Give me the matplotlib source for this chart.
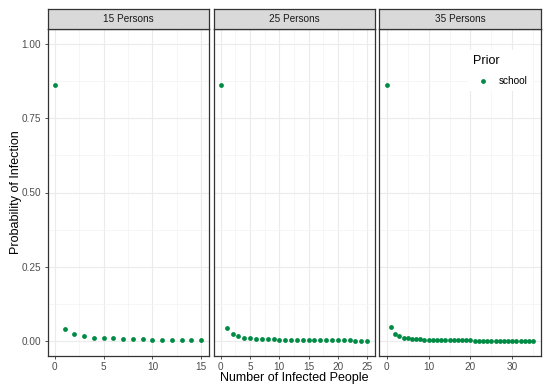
import numpy as np
import matplotlib.pyplot as plt
from matplotlib.ticker import MultipleLocator

plt.rcParams['font.family'] = ['Liberation Sans', 'DejaVu Sans']

# panel titles and group sizes
panels = ['15 Persons', '25 Persons', '35 Persons']
sizes = [15, 25, 35]

# probability of infection
prob_15 = [0.862, 0.042, 0.023, 0.016, 0.012, 0.010, 0.009, 0.008, 0.007,
           0.006, 0.0055, 0.005, 0.0047, 0.0044, 0.0042, 0.004]
prob_25 = [0.862, 0.045, 0.024, 0.016, 0.012, 0.010, 0.0085, 0.0073, 0.0064,
           0.0057, 0.0051, 0.0046, 0.0042, 0.0039, 0.0036, 0.0033, 0.0031,
           0.0029, 0.0027, 0.0026, 0.0024, 0.0023, 0.0022, 0.0021, 0.002,
           0.0019]
prob_35 = [0.862, 0.046, 0.025, 0.017, 0.012, 0.0095, 0.008, 0.0068, 0.0059,
           0.0052, 0.0047, 0.0042, 0.0038, 0.0035, 0.0032, 0.003, 0.0028,
           0.0026, 0.0025, 0.0023, 0.0022, 0.0021, 0.002, 0.0019, 0.0018,
           0.0017, 0.0017, 0.0016, 0.0015, 0.0015, 0.0014, 0.0014, 0.0013,
           0.0013, 0.0012, 0.0012]
series = [prob_15, prob_25, prob_35]
x_major = [5, 5, 10]
y_ticks = [0.0, 0.25, 0.5, 0.75, 1.0]
y_labels = ['0.00', '0.25', '0.50', '0.75', '1.00']
prior = 'school'

W, H = 550, 390
GREEN = '#008B45'
BORDER = '#333333'
GRID = '#EBEBEB'
TXT = '#4D4D4D'

fig = plt.figure(figsize=(W / 100, H / 100), dpi=100)

lefts = [47.5, 213.5, 379.5]
pw = 161
top, bottom = 29, 356
strip_top = 9

for i, (title, n, probs) in enumerate(zip(panels, sizes, series)):
    ax = fig.add_axes([lefts[i] / W, 1 - bottom / H, pw / W,
                       (bottom - top) / H])
    xs = np.arange(len(probs))
    ax.scatter(xs, probs, s=12, color=GREEN, zorder=3, linewidths=0,
               label=prior if i == 2 else None)
    ax.set_xlim(-0.05 * n, 1.05 * n)
    ax.set_ylim(-0.05, 1.05)
    ax.xaxis.set_major_locator(MultipleLocator(x_major[i]))
    ax.xaxis.set_minor_locator(MultipleLocator(x_major[i] / 2))
    ax.set_yticks(y_ticks)
    ax.yaxis.set_minor_locator(MultipleLocator(0.125))
    ax.grid(which='major', color=GRID, linewidth=0.8, zorder=0)
    ax.grid(which='minor', color='#F3F3F3', linewidth=0.5, zorder=0)
    ax.set_axisbelow(True)
    for sp in ax.spines.values():
        sp.set_color(BORDER)
        sp.set_linewidth(0.9)
    ax.tick_params(which='major', length=2.5, width=0.6, color=BORDER,
                   labelcolor=TXT, labelsize=7.2, pad=2)
    ax.tick_params(which='minor', length=0)
    if i == 0:
        ax.set_yticklabels(y_labels)
        ax.set_ylabel('Probability of Infection', fontsize=9, labelpad=-0.5)
    else:
        ax.tick_params(axis='y', which='both', left=False, labelleft=False)

    sax = fig.add_axes([lefts[i] / W, 1 - top / H, pw / W,
                        (top - strip_top) / H])
    sax.set_facecolor('#D9D9D9')
    sax.set_xticks([])
    sax.set_yticks([])
    for sp in sax.spines.values():
        sp.set_color(BORDER)
        sp.set_linewidth(0.9)
    sax.text(0.5, 0.5, title, ha='center', va='center', fontsize=7.2,
             color='#1A1A1A', transform=sax.transAxes)

    if i == 2:
        leg = ax.legend(title='Prior', loc='upper left',
                        bbox_to_anchor=((463 - lefts[2]) / pw,
                                        (bottom - 45) / (bottom - top)),
                        frameon=True, facecolor='white', edgecolor='none',
                        framealpha=1, fontsize=7.2, title_fontsize=9,
                        alignment='left', handletextpad=0.6,
                        labelspacing=0.9, borderpad=0.5, markerscale=1.0)
        leg.get_frame().set_boxstyle('square', pad=0)

fig.text((lefts[0] + lefts[2] + pw) / 2 / W, 1 - 378 / H,
         'Number of Infected People', ha='center', va='center', fontsize=9)

fig.savefig('out.png', dpi=100)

Stated goal ::
Output the data exactly. Pictures don't belong in the result.

Expected answer ::
Give me the matplotlib source for this chart.
import numpy as np
import matplotlib.pyplot as plt
from matplotlib.ticker import MultipleLocator

plt.rcParams['font.family'] = ['Liberation Sans', 'DejaVu Sans']

# panel titles and group sizes
panels = ['15 Persons', '25 Persons', '35 Persons']
sizes = [15, 25, 35]

# probability of infection
prob_15 = [0.862, 0.042, 0.023, 0.016, 0.012, 0.010, 0.009, 0.008, 0.007,
           0.006, 0.0055, 0.005, 0.0047, 0.0044, 0.0042, 0.004]
prob_25 = [0.862, 0.045, 0.024, 0.016, 0.012, 0.010, 0.0085, 0.0073, 0.0064,
           0.0057, 0.0051, 0.0046, 0.0042, 0.0039, 0.0036, 0.0033, 0.0031,
           0.0029, 0.0027, 0.0026, 0.0024, 0.0023, 0.0022, 0.0021, 0.002,
           0.0019]
prob_35 = [0.862, 0.046, 0.025, 0.017, 0.012, 0.0095, 0.008, 0.0068, 0.0059,
           0.0052, 0.0047, 0.0042, 0.0038, 0.0035, 0.0032, 0.003, 0.0028,
           0.0026, 0.0025, 0.0023, 0.0022, 0.0021, 0.002, 0.0019, 0.0018,
           0.0017, 0.0017, 0.0016, 0.0015, 0.0015, 0.0014, 0.0014, 0.0013,
           0.0013, 0.0012, 0.0012]
series = [prob_15, prob_25, prob_35]
x_major = [5, 5, 10]
y_ticks = [0.0, 0.25, 0.5, 0.75, 1.0]
y_labels = ['0.00', '0.25', '0.50', '0.75', '1.00']
prior = 'school'

W, H = 550, 390
GREEN = '#008B45'
BORDER = '#333333'
GRID = '#EBEBEB'
TXT = '#4D4D4D'

fig = plt.figure(figsize=(W / 100, H / 100), dpi=100)

lefts = [47.5, 213.5, 379.5]
pw = 161
top, bottom = 29, 356
strip_top = 9

for i, (title, n, probs) in enumerate(zip(panels, sizes, series)):
    ax = fig.add_axes([lefts[i] / W, 1 - bottom / H, pw / W,
                       (bottom - top) / H])
    xs = np.arange(len(probs))
    ax.scatter(xs, probs, s=12, color=GREEN, zorder=3, linewidths=0,
               label=prior if i == 2 else None)
    ax.set_xlim(-0.05 * n, 1.05 * n)
    ax.set_ylim(-0.05, 1.05)
    ax.xaxis.set_major_locator(MultipleLocator(x_major[i]))
    ax.xaxis.set_minor_locator(MultipleLocator(x_major[i] / 2))
    ax.set_yticks(y_ticks)
    ax.yaxis.set_minor_locator(MultipleLocator(0.125))
    ax.grid(which='major', color=GRID, linewidth=0.8, zorder=0)
    ax.grid(which='minor', color='#F3F3F3', linewidth=0.5, zorder=0)
    ax.set_axisbelow(True)
    for sp in ax.spines.values():
        sp.set_color(BORDER)
        sp.set_linewidth(0.9)
    ax.tick_params(which='major', length=2.5, width=0.6, color=BORDER,
                   labelcolor=TXT, labelsize=7.2, pad=2)
    ax.tick_params(which='minor', length=0)
    if i == 0:
        ax.set_yticklabels(y_labels)
        ax.set_ylabel('Probability of Infection', fontsize=9, labelpad=-0.5)
    else:
        ax.tick_params(axis='y', which='both', left=False, labelleft=False)

    sax = fig.add_axes([lefts[i] / W, 1 - top / H, pw / W,
                        (top - strip_top) / H])
    sax.set_facecolor('#D9D9D9')
    sax.set_xticks([])
    sax.set_yticks([])
    for sp in sax.spines.values():
        sp.set_color(BORDER)
        sp.set_linewidth(0.9)
    sax.text(0.5, 0.5, title, ha='center', va='center', fontsize=7.2,
             color='#1A1A1A', transform=sax.transAxes)

    if i == 2:
        leg = ax.legend(title='Prior', loc='upper left',
                        bbox_to_anchor=((463 - lefts[2]) / pw,
                                        (bottom - 45) / (bottom - top)),
                        frameon=True, facecolor='white', edgecolor='none',
                        framealpha=1, fontsize=7.2, title_fontsize=9,
                        alignment='left', handletextpad=0.6,
                        labelspacing=0.9, borderpad=0.5, markerscale=1.0)
        leg.get_frame().set_boxstyle('square', pad=0)

fig.text((lefts[0] + lefts[2] + pw) / 2 / W, 1 - 378 / H,
         'Number of Infected People', ha='center', va='center', fontsize=9)

fig.savefig('out.png', dpi=100)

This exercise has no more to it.